The American press played a large role in popularizing Santa Claus. Tall, thin, and dressed as a bishop, a rather stern St. Nicholas was depicted by Washington Irving in 1809 in his History of New York from the Beginning of the World to the End of the Dutch Dynasty. Clement Clark Moore's poem A Visit from St. Nicholas (now known as 'Twas the Night Before Christmas), first published in 1823, described Santa as "a right jolly old elf, . . . [with] a little round belly," a tiny sleigh, and eight reindeer. But it wasn't until 1863, when a Thomas Nast cartoon of Santa as a jolly, plump, bearded elf with a retinue of helpers was published in Harper's Weekly, that our present-day image of the jovial figure evolved.
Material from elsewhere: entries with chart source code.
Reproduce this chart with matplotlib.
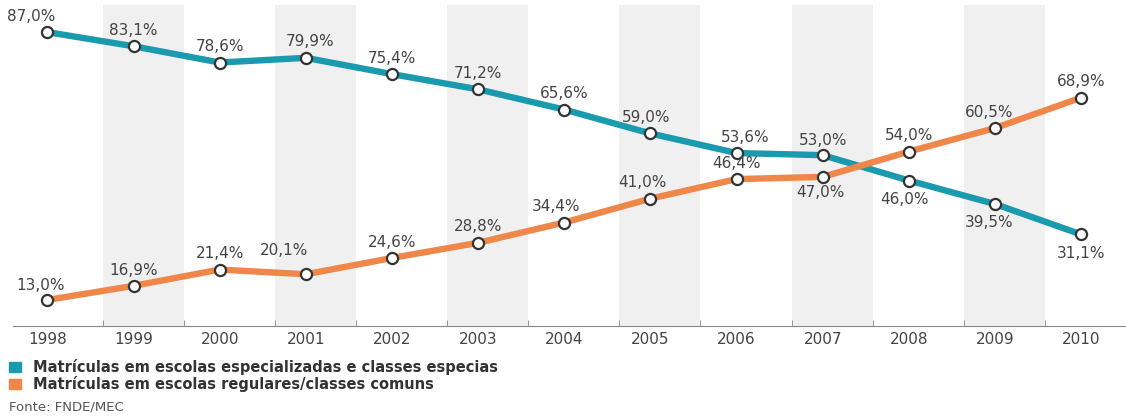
import matplotlib.pyplot as plt
from matplotlib.patches import Rectangle

# data
anos = [1998, 1999, 2000, 2001, 2002, 2003, 2004, 2005, 2006, 2007, 2008, 2009, 2010]
especiais = [87.0, 83.1, 78.6, 79.9, 75.4, 71.2, 65.6, 59.0, 53.6, 53.0, 46.0, 39.5, 31.1]
regulares = [13.0, 16.9, 21.4, 20.1, 24.6, 28.8, 34.4, 41.0, 46.4, 47.0, 54.0, 60.5, 68.9]
rotulo_especiais = 'Matrículas em escolas especializadas e classes especias'
rotulo_regulares = 'Matrículas em escolas regulares/classes comuns'
fonte = 'Fonte: FNDE/MEC'

teal = '#1a9aae'
laranja = '#f0874a'
cinza_txt = '#444444'

# label offsets in points (dx, dy)
off_esp = [(-12, 6), (0, 6), (0, 6), (3, 6), (0, 6), (0, 6), (0, 6), (-3, 6),
           (6, 6), (0, 5), (-3, -8), (-4, -8), (0, -8)]
off_reg = [(-5, 5), (0, 6), (0, 6), (-16, 12), (0, 6), (0, 6), (-6, 6), (-6, 6),
           (0, 6), (-2, -6), (0, 6), (-4, 6), (0, 6)]

fig = plt.figure(figsize=(11.26, 4.16), dpi=100)
ax = fig.add_axes([0.0115, 0.2163, 0.9885, 0.7717])

# alternating grey bands
for a in anos:
    if a % 2 == 1:
        ax.add_patch(Rectangle((a - 0.36, -10), 0.94, 120, color='#f0f0f0', lw=0, zorder=0))

ax.plot(anos, especiais, color=teal, lw=4.6, zorder=2, solid_capstyle='round')
ax.plot(anos, regulares, color=laranja, lw=4.6, zorder=2, solid_capstyle='round')
ax.plot(anos, especiais, 'o', ms=8, mfc='white', mec='#333333', mew=1.6, zorder=3)
ax.plot(anos, regulares, 'o', ms=8, mfc='white', mec='#333333', mew=1.6, zorder=3)

def fmt(v):
    return ('%.1f%%' % v).replace('.', ',')

for x, v, o in zip(anos, especiais, off_esp):
    ax.annotate(fmt(v), (x, v), xytext=o, textcoords='offset points',
                ha='center', va='bottom' if o[1] > 0 else 'top',
                fontsize=11, color=cinza_txt, zorder=4)
for x, v, o in zip(anos, regulares, off_reg):
    ax.annotate(fmt(v), (x, v), xytext=o, textcoords='offset points',
                ha='center', va='bottom' if o[1] > 0 else 'top',
                fontsize=11, color=cinza_txt, zorder=4)

ax.set_xlim(1997.6, 2010.52)
ax.set_ylim(5.8, 94.5)
for s in ['top', 'right', 'left']:
    ax.spines[s].set_visible(False)
ax.spines['bottom'].set_color('#888888')
ax.set_yticks([])
ax.set_xticks(anos)
ax.set_xticklabels([str(a) for a in anos], fontsize=11, color=cinza_txt)
ax.tick_params(axis='x', which='major', length=0, pad=4)
bordas = []
for a in anos:
    if a % 2 == 1:
        bordas += [a - 0.36, a + 0.58]
ax.set_xticks(bordas, minor=True)
ax.tick_params(axis='x', which='minor', length=4, direction='in', color='#888888')

# legend and source
fig.add_artist(Rectangle((9 / 1126, 1 - 372 / 416), 12 / 1126, 10 / 416, color=teal, transform=fig.transFigure))
fig.add_artist(Rectangle((9 / 1126, 1 - 389 / 416), 12 / 1126, 10 / 416, color=laranja, transform=fig.transFigure))
fig.text(33 / 1126, 1 - 367 / 416, rotulo_especiais, fontsize=10.5, fontweight='bold', color='#333333', va='center')
fig.text(33 / 1126, 1 - 384 / 416, rotulo_regulares, fontsize=10.5, fontweight='bold', color='#333333', va='center')
fig.text(9 / 1126, 1 - 407 / 416, fonte, fontsize=9.5, color='#555555', va='center')

fig.savefig('out.png', dpi=100, facecolor='white')
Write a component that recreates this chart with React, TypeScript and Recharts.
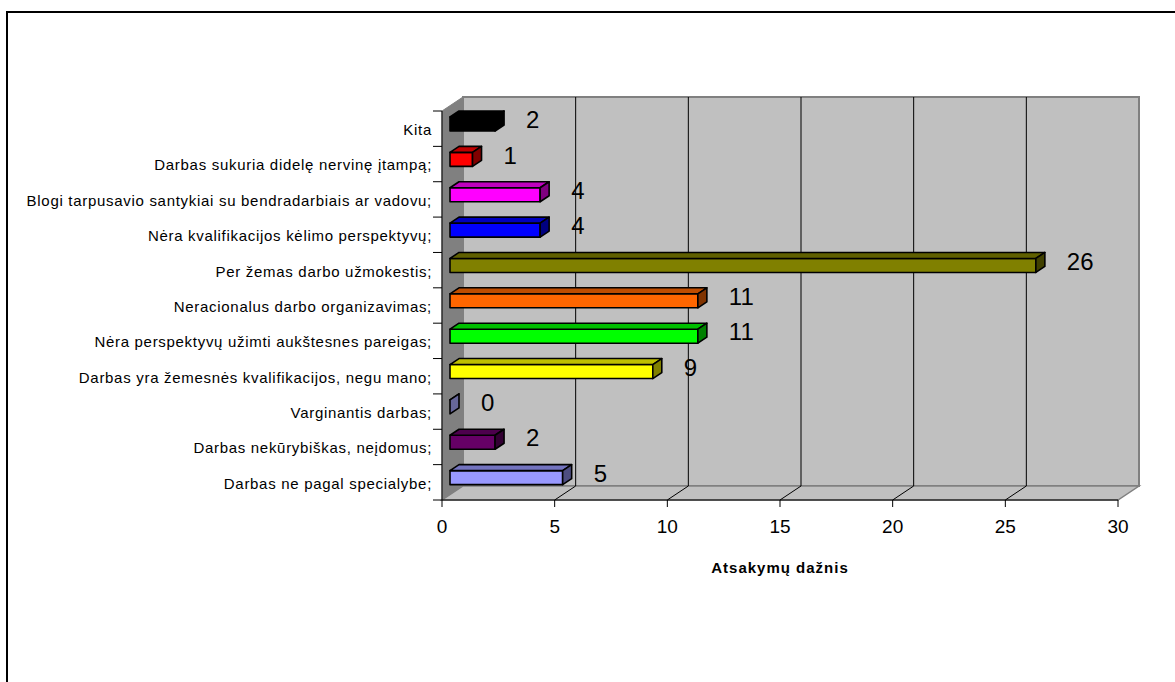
import { BarChart, Bar, XAxis, YAxis, Cell, LabelList, Label, ReferenceArea, ReferenceLine } from "recharts";

const categories = [
  "Kita",
  "Darbas sukuria didelę nervinę įtampą;",
  "Blogi tarpusavio santykiai su bendradarbiais ar vadovu;",
  "Nėra kvalifikacijos kėlimo perspektyvų;",
  "Per žemas darbo užmokestis;",
  "Neracionalus darbo organizavimas;",
  "Nėra perspektyvų užimti aukštesnes pareigas;",
  "Darbas yra žemesnės kvalifikacijos, negu mano;",
  "Varginantis darbas;",
  "Darbas nekūrybiškas, neįdomus;",
  "Darbas ne pagal specialybe;",
];
const answerCounts = [2, 1, 4, 4, 26, 11, 11, 9, 0, 2, 5];
const barColors = [
  "#000000", "#FF0000", "#FF00FF", "#0000FF", "#808000", "#FF6600",
  "#00FF00", "#FFFF00", "#666699", "#660066", "#9999FF",
];
const xTicks = [0, 5, 10, 15, 20, 25, 30];
const gridValues = [5, 10, 15, 20, 25];

const data = categories.map((name, i) => ({ name, value: answerCounts[i] }));

// layout of the fake 3d box
const PLOT_TOP = 111;
const PLOT_BOTTOM = 500;
const DEPTH_X = 21;
const DEPTH_Y = 14;
const BAR_SHIFT_X = 8;
const BAR_SHIFT_Y = 5;
const BAR_DX = 9;
const BAR_DY = 6;
const BAND = (PLOT_BOTTOM - PLOT_TOP) / categories.length;
const FONT = "'Liberation Sans', Arial, sans-serif";

function shade(hex: string, f: number) {
  const n = parseInt(hex.slice(1), 16);
  const r = Math.round(((n >> 16) & 255) * f);
  const g = Math.round(((n >> 8) & 255) * f);
  const b = Math.round((n & 255) * f);
  return `rgb(${r},${g},${b})`;
}

function Walls(props: any) {
  const { x, y, width, height } = props;
  const bx = x + DEPTH_X;
  const by = y - DEPTH_Y;
  const bottom = y + height;
  return (
    <g>
      <rect x={bx} y={by} width={width} height={height} fill="#C0C0C0" stroke="#808080" strokeWidth={2} />
      <polygon
        points={`${x},${y} ${bx},${by} ${bx},${by + height} ${x},${bottom}`}
        fill="#808080"
        stroke="#808080"
      />
      <polygon
        points={`${x},${bottom} ${bx},${bottom - DEPTH_Y} ${bx + width},${bottom - DEPTH_Y} ${x + width},${bottom}`}
        fill="#C0C0C0"
        stroke="#808080"
        strokeWidth={1.5}
      />
    </g>
  );
}

function GridLine3D(props: any) {
  const { x1, y1, y2 } = props;
  const top = Math.min(y1, y2);
  const bottom = Math.max(y1, y2);
  return (
    <g stroke="#000" strokeWidth={1}>
      <line x1={x1 + DEPTH_X} y1={top - DEPTH_Y} x2={x1 + DEPTH_X} y2={bottom - DEPTH_Y} />
      <line x1={x1} y1={bottom} x2={x1 + DEPTH_X} y2={bottom - DEPTH_Y} />
    </g>
  );
}

function Bar3D(props: any) {
  const { x, y, width, height, fill } = props;
  const fx = x + BAR_SHIFT_X;
  const fy = y - BAR_SHIFT_Y;
  const w = Math.max(width, 0);
  const top = `${fx},${fy} ${fx + BAR_DX},${fy - BAR_DY} ${fx + w + BAR_DX},${fy - BAR_DY} ${fx + w},${fy}`;
  const side = `${fx + w},${fy} ${fx + w + BAR_DX},${fy - BAR_DY} ${fx + w + BAR_DX},${fy + height - BAR_DY} ${fx + w},${fy + height}`;
  return (
    <g stroke="#000" strokeWidth={1.6} strokeLinejoin="round">
      <rect x={fx} y={fy} width={w} height={height} fill={fill} />
      <polygon points={top} fill={shade(fill, 0.75)} />
      <polygon points={side} fill={w < 1 ? fill : shade(fill, 0.5)} />
    </g>
  );
}

function ValueLabel(props: any) {
  const vb = props.viewBox ?? props;
  const { x, y, width, height } = vb;
  return (
    <text
      x={x + width + BAR_SHIFT_X + 31}
      y={y + height / 2 - BAR_SHIFT_Y - 4.5}
      dy="0.36em"
      fontSize={24}
      fontFamily={FONT}
      fill="#000"
    >
      {props.value}
    </text>
  );
}

function CategoryTick(props: any) {
  const { x, y, payload, index } = props;
  const half = BAND / 2;
  return (
    <g>
      <line x1={x - 9} x2={x} y1={y - half} y2={y - half} stroke="#000" />
      {index === categories.length - 1 && (
        <line x1={x - 9} x2={x} y1={y + half} y2={y + half} stroke="#000" />
      )}
      <text
        x={x - 10}
        y={y + 1}
        dy="0.36em"
        textAnchor="end"
        fontSize={15}
        letterSpacing={0.7}
        fontFamily={FONT}
        fill="#000"
      >
        {payload.value}
      </text>
    </g>
  );
}

export default function App() {
  return (
    <div style={{ position: "absolute", left: 0, top: 0, width: 1175, height: 682, background: "#fff", fontFamily: FONT }}>
      <div
        style={{
          position: "absolute",
          left: 6,
          top: 11,
          right: 0,
          bottom: 0,
          borderTop: "2px solid #000",
          borderLeft: "2px solid #000",
        }}
      />
      <BarChart
        width={1175}
        height={682}
        data={data}
        layout="vertical"
        margin={{ top: 111, right: 57, bottom: 122, left: 0 }}
        style={{ position: "absolute", left: 0, top: 0 }}
      >
        <ReferenceArea x1={0} x2={30} shape={<Walls />} zIndex={-200} ifOverflow="visible" />
        {gridValues.map((v) => (
          <ReferenceLine key={v} x={v} shape={<GridLine3D />} zIndex={-150} />
        ))}
        <XAxis
          type="number"
          domain={[0, 30]}
          ticks={xTicks}
          allowDataOverflow
          height={60}
          tickSize={7}
          tickMargin={13}
          tick={{ fontSize: 19, fill: "#000", fontFamily: FONT }}
          axisLine={{ stroke: "#000" }}
          tickLine={{ stroke: "#000" }}
        >
          <Label
            value="Atsakymų dažnis"
            position="bottom"
            offset={2}
            style={{ fontSize: 15, fontWeight: "bold", fill: "#000", fontFamily: FONT, letterSpacing: 1 }}
          />
        </XAxis>
        <YAxis
          type="category"
          dataKey="name"
          width={442}
          interval={0}
          tickSize={0}
          tickMargin={0}
          tickLine={false}
          axisLine={{ stroke: "#000" }}
          tick={<CategoryTick />}
        />
        <Bar dataKey="value" barSize={14} shape={<Bar3D />} isAnimationActive={false}>
          {data.map((d, i) => (
            <Cell key={d.name} fill={barColors[i]} />
          ))}
          <LabelList dataKey="value" content={<ValueLabel />} />
        </Bar>
      </BarChart>
    </div>
  );
}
In 1931, paintings of Santa by Haddon Sundblom advertised Coca-Cola in Look and Life magazines and eliminated the elfishness, making Santa a grandfatherly giant over six feet tall. This Americanized version of Santa is now popular around the world.
To Christopher, the divergent ideas of a rather formal figure and a jolly one represent what he calls the European and the American sensibilities of Santa Claus. This divergence is apparent in his ornament designs for the two kinds of Santa. The European Santa is slim and wears a long robe trimmed in fur. He was the one most often depicted by the original glass-ornament makers: stern, dressed in old-style robes with his arms tucked in his sleeves or holding a pine tree. In contrast, the American Santa is usually plump, wears a short, fur-trimmed red jacket, and often is laden with gifts. "I see the jolly Santa," says Christopher, "as the idealized grandfather we all wish we had, someone who holds you on his knees and tells you stories, someone who is generous with hugs." Unlike the stern Euro-Santa, this roly-poly figure would never carry a switch or threaten children with punishment.
However, when it comes to fashion, the European figure is leaps and bounds ahead of his American cousin. European-style Santa ornaments come in a dazzling array of magnificent robes, ranging from winter white to tuxedo black, princely purple, even aquamarine, recalling priestly robes worn on holy days. Their names are equally regal: "The Bishop," "Westminster Santa," "Romanov Santa." To this day, Santa continues to change his name, and literally change his colors. For example, under Communism, Santa Claus was persona non grata in the Soviet Union. Instead there was "Grandfather Frost," who resembled Santa but often wore a white or light blue coat.